Honoring the Life of Amiri Barakaby Representative Donald M. Payne Jr.
Posted on 2014-01-10
PAYNE asked and was given permission to address the House for 1
Mr. PAYNE. Mr. Speaker, today I come to the floor to honor the life
and legacy of an icon, poet Amiri Baraka, who died yesterday in his
hometown of Newark, New Jersey, at the age of 79.
Born during a time when racial tensions were at their peak, Amiri Baraka used poetry to empower and enlighten. He eventually founded the Black Arts Movement of the 1960s and '70s in Newark and around the country, and received countless awards for his contributions to the arts.

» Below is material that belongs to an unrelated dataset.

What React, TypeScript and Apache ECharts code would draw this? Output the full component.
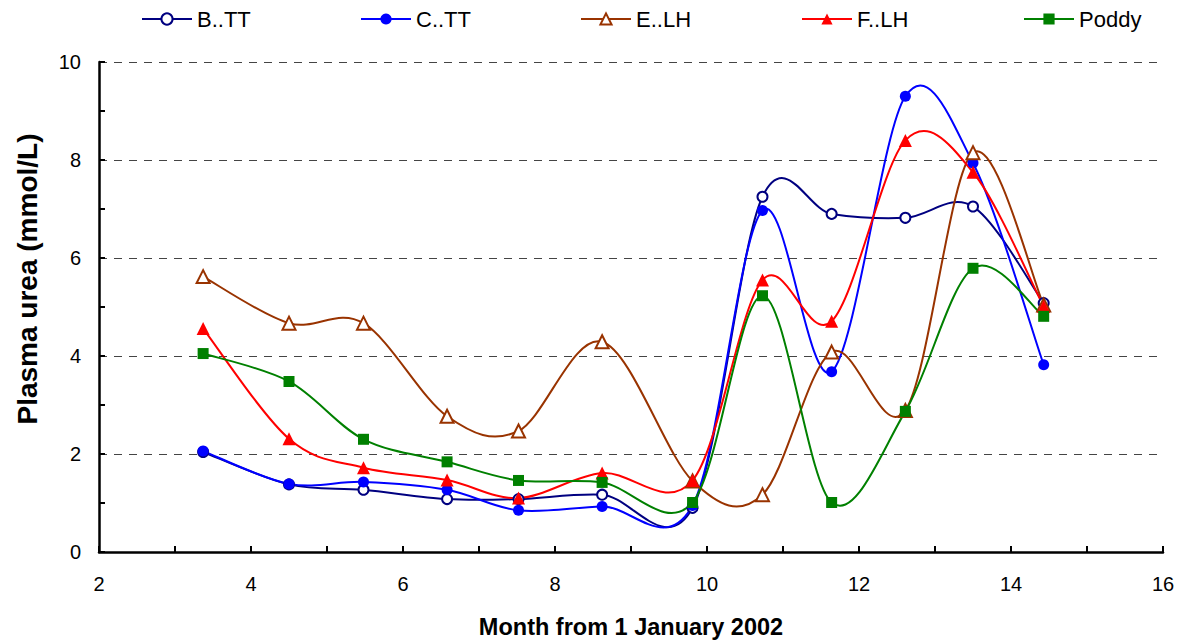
import React, { useEffect, useRef } from "react";
import * as echarts from "echarts";

const months = [3.37, 4.5, 5.48, 6.58, 7.52, 8.62, 9.81, 10.73, 11.64, 12.61, 13.5, 14.43];
const bTT = [2.04, 1.38, 1.27, 1.08, 1.08, 1.17, 0.9, 7.25, 6.9, 6.82, 7.05, 5.08];
const cTT = [2.06, 1.39, 1.43, 1.27, 0.85, 0.93, 0.95, 6.97, 3.68, 9.3, 7.94, 3.82];
const eLH = [5.62, 4.67, 4.67, 2.77, 2.47, 4.29, 1.45, 1.17, 4.08, 2.89, 8.15, 5.04];
const fLH = [4.56, 2.31, 1.72, 1.47, 1.1, 1.61, 1.46, 5.55, 4.71, 8.4, 7.75, 5.01];
const poddy = [4.05, 3.48, 2.3, 1.84, 1.46, 1.42, 1.01, 5.23, 1.01, 2.87, 5.79, 4.81];

const seriesNames = ["B..TT", "C..TT", "E..LH", "F..LH", "Poddy"];
const seriesValues = [bTT, cTT, eLH, fLH, poddy];
const seriesColors = ["#000080", "#0000FF", "#993300", "#FF0000", "#008000"];
const seriesSymbols = ["emptyCircle", "circle", "emptyTriangle", "triangle", "rect"];
const symbolSizes = [10, 11, 13, 13, 11];
const legendLefts = [141, 360, 580, 801, 1023];

const FONT = "'Liberation Sans', Arial, sans-serif";

export default function App() {
  const ref = useRef<HTMLDivElement>(null);
  useEffect(() => {
    if (!ref.current) return;
    const chart = echarts.init(ref.current, null, { renderer: "svg" });

    // Smoothed curves (Catmull-Rom style Bezier, like a spreadsheet's smoothed line)
    const curveSeries = seriesNames.map((name, i) => {
      const vals = seriesValues[i];
      const n = months.length;
      return {
        name: name + "-curve",
        type: "custom",
        coordinateSystem: "cartesian2d",
        silent: true,
        z: 2,
        encode: { x: 0, y: 1 },
        data: months.map((m, j) => [m, vals[j]]),
        renderItem: (params: any, api: any) => {
          const j = params.dataIndex;
          if (j >= n - 1) return null;
          const pt = (k: number) => {
            const kk = Math.max(0, Math.min(n - 1, k));
            return api.coord([months[kk], vals[kk]]);
          };
          const p0 = pt(j - 1);
          const p1 = pt(j);
          const p2 = pt(j + 1);
          const p3 = pt(j + 2);
          const t = 1 / 6;
          return {
            type: "bezierCurve",
            shape: {
              x1: p1[0],
              y1: p1[1],
              x2: p2[0],
              y2: p2[1],
              cpx1: p1[0] + (p2[0] - p0[0]) * t,
              cpy1: p1[1] + (p2[1] - p0[1]) * t,
              cpx2: p2[0] - (p3[0] - p1[0]) * t,
              cpy2: p2[1] - (p3[1] - p1[1]) * t,
            },
            style: { stroke: seriesColors[i], lineWidth: 2, fill: null },
          };
        },
      };
    });

    const markerSeries = seriesNames.map((name, i) => {
      const empty = seriesSymbols[i].startsWith("empty");
      return {
        name,
        type: "line",
        data: months.map((m, j) => [m, seriesValues[i][j]]),
        symbol: seriesSymbols[i],
        symbolSize: symbolSizes[i],
        lineStyle: { color: seriesColors[i], width: 2, opacity: 0 },
        itemStyle: {
          color: seriesColors[i],
          borderWidth: empty ? 2 : 0,
        },
        z: 3 + i,
      };
    });

    const legends = seriesNames.map((name, i) => ({
      data: [name],
      left: legendLefts[i],
      top: 8,
      padding: 0,
      itemWidth: 50,
      itemHeight: 14,
      itemGap: 6,
      lineStyle: { color: seriesColors[i], width: 2, opacity: 1, type: "solid" },
      textStyle: { fontFamily: FONT, fontSize: 22, color: "#000" },
    }));

    chart.setOption({
      animation: false,
      backgroundColor: "#ffffff",
      legend: legends,
      grid: { left: 99, right: 17, top: 62, bottom: 86, containLabel: false },
      xAxis: {
        type: "value",
        min: 2,
        max: 16,
        interval: 2,
        name: "Month from 1 January 2002",
        nameLocation: "middle",
        nameGap: 63,
        nameTextStyle: { fontFamily: FONT, fontSize: 23.5, fontWeight: "bold", color: "#000" },
        axisLine: { show: true, onZero: false, lineStyle: { color: "#000", width: 2.5 } },
        axisTick: { show: true, inside: true, length: 6, lineStyle: { color: "#000", width: 2 } },
        minorTick: { show: true, splitNumber: 2, length: 6, lineStyle: { color: "#000", width: 2 } },
        axisLabel: { fontFamily: FONT, fontSize: 20, color: "#000", margin: 22 },
        splitLine: { show: false },
      },
      yAxis: {
        type: "value",
        min: 0,
        max: 10,
        interval: 2,
        name: "Plasma urea (mmol/L)",
        nameLocation: "middle",
        nameGap: 58,
        nameTextStyle: {
          fontFamily: FONT,
          fontSize: 28,
          fontWeight: "bold",
          color: "#000",
          padding: [0, 0, 0, 56],
        },
        axisLine: { show: true, lineStyle: { color: "#000", width: 2.5 } },
        axisTick: { show: true, inside: true, length: 6, lineStyle: { color: "#000", width: 2 } },
        minorTick: { show: true, splitNumber: 2, length: 6, lineStyle: { color: "#000", width: 2 } },
        axisLabel: { fontFamily: FONT, fontSize: 20, color: "#000", margin: 18 },
        splitLine: { show: true, lineStyle: { color: "#444", width: 1.2, type: [8, 7] } },
      },
      series: [...curveSeries, ...markerSeries],
    });
    return () => chart.dispose();
  }, []);
  return (
    <div
      ref={ref}
      style={{ position: "fixed", left: 0, top: 0, width: 1180, height: 644 }}
    />
  );
}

My father and he attended high school together, and I will never forget, as a youngster, hearing Amiri Baraka's poetry and recognizing the power his written words had over a person, regardless of race, age, or gender.
Amiri Baraka was not only a poet, he was an activist. In 1969, he organized the Black and Puerto Rican Convention, which brought those communities together at a time when it looked bleak. He also was one of the main organizers and the keynote speaker of the 1972 Black Political Convention in Gary, Indiana. His profound words were influential as many searched for meaning in some of the most troubling struggles of our time, like civil rights, war, oppression, and poverty.

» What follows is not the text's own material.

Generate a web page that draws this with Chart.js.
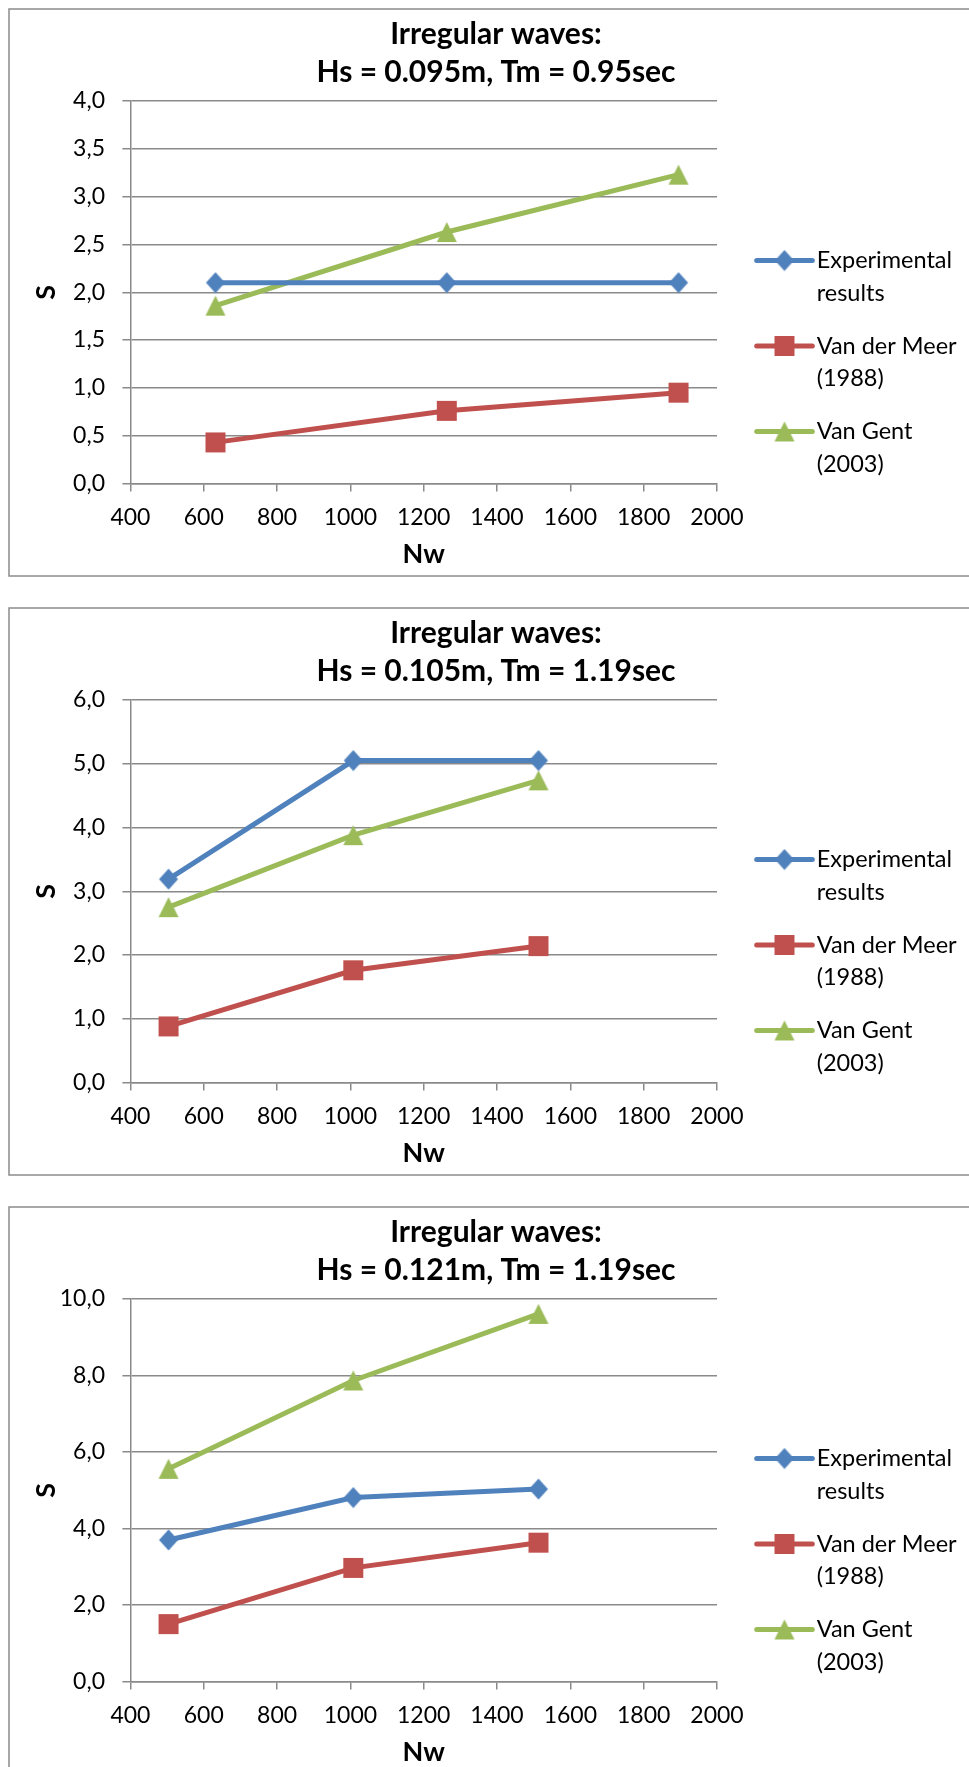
<!DOCTYPE html>
<html>
<head>
<meta charset="utf-8">
<title>Irregular waves – damage S versus Nw</title>
<script src="https://cdn.jsdelivr.net/npm/chart.js@4.4.1/dist/chart.umd.min.js"></script>
<style>
  html, body { margin: 0; padding: 0; background: #fff; overflow: hidden; width: 969px; height: 1767px; }
  canvas { position: absolute; left: 8px; }
</style>
</head>
<body>
<canvas id="waveA" width="976" height="569" style="top:8px"></canvas>
<canvas id="waveB" width="976" height="569" style="top:607px"></canvas>
<canvas id="waveC" width="976" height="569" style="top:1206px"></canvas>
<script>
// Number of waves Nw at the three test stages (600 s, 1200 s, 1800 s)
const nwTm095 = [632, 1263, 1895];
const nwTm119 = [504, 1008, 1513];

// Damage S — Hs = 0.095 m, Tm = 0.95 s
const expA  = [2.10, 2.10, 2.10];
const meerA = [0.43, 0.76, 0.95];
const gentA = [1.86, 2.63, 3.23];

// Damage S — Hs = 0.105 m, Tm = 1.19 s
const expB  = [3.19, 5.05, 5.05];
const meerB = [0.88, 1.76, 2.14];
const gentB = [2.75, 3.88, 4.74];

// Damage S — Hs = 0.121 m, Tm = 1.19 s
const expC  = [3.70, 4.81, 5.03];
const meerC = [1.50, 2.97, 3.63];
const gentC = [5.56, 7.87, 9.61];

// Series names (two lines each in the key)
const seriesNames = [['Experimental', 'results'], ['Van der Meer', '(1988)'], ['Van Gent', '(2003)']];

// Chart titles
const titleA = ['Irregular waves:', 'Hs = 0.095m, Tm = 0.95sec'];
const titleB = ['Irregular waves:', 'Hs = 0.105m, Tm = 1.19sec'];
const titleC = ['Irregular waves:', 'Hs = 0.121m, Tm = 1.19sec'];

// Axis titles and tick labels
const xAxisTitle = 'Nw';
const yAxisTitle = 'S';
const xTickLabels = ['400', '600', '800', '1000', '1200', '1400', '1600', '1800', '2000'];
const yTicksA = ['0,0', '0,5', '1,0', '1,5', '2,0', '2,5', '3,0', '3,5', '4,0'];
const yTicksB = ['0,0', '1,0', '2,0', '3,0', '4,0', '5,0', '6,0'];
const yTicksC = ['0,0', '2,0', '4,0', '6,0', '8,0', '10,0'];

const FONT = 'Lato, "Open Sans", sans-serif';
const GRID = '#8a8a8a';
const COLORS = ['#4f81bd', '#c0504d', '#9bbb59'];

Chart.defaults.font.family = FONT;
Chart.defaults.color = '#000';

// Excel-style marker glyphs
function markerCanvas(kind, color) {
  const c = document.createElement('canvas');
  c.width = 22; c.height = 22;
  const g = c.getContext('2d');
  g.fillStyle = color;
  g.beginPath();
  if (kind === 'diamond') {
    g.moveTo(11, 0.5); g.lineTo(20.5, 11); g.lineTo(11, 21.5); g.lineTo(1.5, 11);
  } else if (kind === 'square') {
    g.rect(1, 1, 20, 20);
  } else {
    g.moveTo(11, 1); g.lineTo(21, 21); g.lineTo(1, 21);
  }
  g.closePath();
  g.fill();
  return c;
}
const MARKERS = [
  markerCanvas('diamond', COLORS[0]),
  markerCanvas('square', COLORS[1]),
  markerCanvas('triangle', COLORS[2])
];

// White background and the grey frame around each chart
const framePlugin = {
  id: 'frame',
  beforeDraw(chart) {
    const ctx = chart.ctx;
    ctx.save();
    ctx.fillStyle = '#fff';
    ctx.fillRect(0, 0, chart.width, chart.height);
    ctx.strokeStyle = '#8c8c8c';
    ctx.lineWidth = 1.5;
    ctx.strokeRect(1, 1, chart.width - 2, chart.height - 2);
    ctx.restore();
  }
};

// Key on the right: line with marker, two-line label
const sideKeyPlugin = {
  id: 'sideKey',
  afterDraw(chart, args, opts) {
    const ctx = chart.ctx;
    const x0 = 748.7, x1 = 804.3, tx = 808.7;
    ctx.save();
    ctx.font = '23.5px ' + FONT;
    ctx.textBaseline = 'middle';
    ctx.textAlign = 'left';
    chart.data.datasets.forEach((ds, i) => {
      const y = opts.top + i * opts.gap;
      ctx.strokeStyle = ds.borderColor;
      ctx.lineWidth = 5;
      ctx.lineCap = 'round';
      ctx.beginPath();
      ctx.moveTo(x0, y); ctx.lineTo(x1, y);
      ctx.stroke();
      const m = ds.pointStyle;
      ctx.drawImage(m, (x0 + x1) / 2 - m.width / 2, y - m.height / 2);
      ctx.fillStyle = '#000';
      seriesNames[i].forEach((line, k) => ctx.fillText(line, tx, y + k * opts.lineGap));
    });
    ctx.restore();
  }
};

function points(xs, ys) {
  return xs.map((x, i) => ({ x: x, y: ys[i] }));
}

function makeChart(id, title, nw, series, yLabels, yMax, yStep, keyTop) {
  const datasets = series.map((vals, i) => ({
    label: seriesNames[i].join(' '),
    data: points(nw, vals),
    borderColor: COLORS[i],
    backgroundColor: COLORS[i],
    borderWidth: 5,
    pointStyle: MARKERS[i],
    pointRadius: 10,
    pointHoverRadius: 10,
    tension: 0,
    clip: false,
    yAxisID: 'y'
  }));

  return new Chart(document.getElementById(id), {
    type: 'line',
    data: { datasets: datasets },
    plugins: [framePlugin, sideKeyPlugin],
    options: {
      responsive: false,
      animation: false,
      events: [],
      layout: { padding: 0 },
      plugins: {
        legend: { display: false },
        tooltip: { enabled: false },
        title: {
          display: true,
          text: title,
          color: '#000',
          font: { family: FONT, size: 30, weight: 'bold', lineHeight: '38px' },
          padding: { top: 7, bottom: 10 }
        },
        sideKey: { top: keyTop, gap: 85.5, lineGap: 32.5 }
      },
      scales: {
        x: {
          type: 'linear',
          min: 400,
          max: 2000,
          afterFit(s) { s.height = 93.5; },
          ticks: {
            stepSize: 200,
            autoSkip: false,
            maxRotation: 0,
            padding: 11.8,
            font: { size: 23 },
            color: '#000',
            callback: (v, i) => xTickLabels[i]
          },
          grid: { drawOnChartArea: false, drawTicks: true, tickLength: 8, color: GRID, lineWidth: 1.5 },
          border: { display: true, color: GRID, width: 1.5 },
          title: {
            display: true,
            text: xAxisTitle,
            color: '#000',
            font: { size: 27, weight: 'bold', lineHeight: 1.2 },
            padding: { top: 0, bottom: 7 }
          }
        },
        y: {
          type: 'linear',
          position: 'left',
          min: 0,
          max: yMax,
          afterFit(s) { s.width = 122.4; },
          ticks: {
            stepSize: yStep,
            autoSkip: false,
            padding: 17.4,
            font: { size: 23 },
            color: '#000',
            callback: (v, i) => yLabels[i]
          },
          grid: { drawOnChartArea: true, drawTicks: true, tickLength: 8, color: GRID, lineWidth: 1.5 },
          border: { display: true, color: GRID, width: 1.5 },
          title: {
            display: true,
            text: yAxisTitle,
            color: '#000',
            font: { size: 27, weight: 'bold', lineHeight: 1.2 },
            padding: { top: 22, bottom: 0 }
          }
        },
        // empty band on the right that holds the key
        keyBand: {
          type: 'linear',
          position: 'right',
          display: true,
          afterFit(s) { s.width = 267; },
          grid: { display: false },
          border: { display: false },
          ticks: { display: false },
          title: { display: false }
        }
      }
    }
  });
}

makeChart('waveA', titleA, nwTm095, [expA, meerA, gentA], yTicksA, 4, 0.5, 252.5);
makeChart('waveB', titleB, nwTm119, [expB, meerB, gentB], yTicksB, 6, 1, 252.5);
makeChart('waveC', titleC, nwTm119, [expC, meerC, gentC], yTicksC, 10, 2, 252.5);
</script>
</body>
</html>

My heartfelt condolences go out to the entire Baraka family, including my former colleague, Newark City Council Member Ras Baraka, and his brother Amiri Baraka, whom I have come very close to over the course of the past 4 or 5 years. To their mother, who has brought me in as almost a son as well, my deepest sympathy. I know where you are. I have been there just a short while ago. But let it be known, today the Nation is in deep mourning at his passing.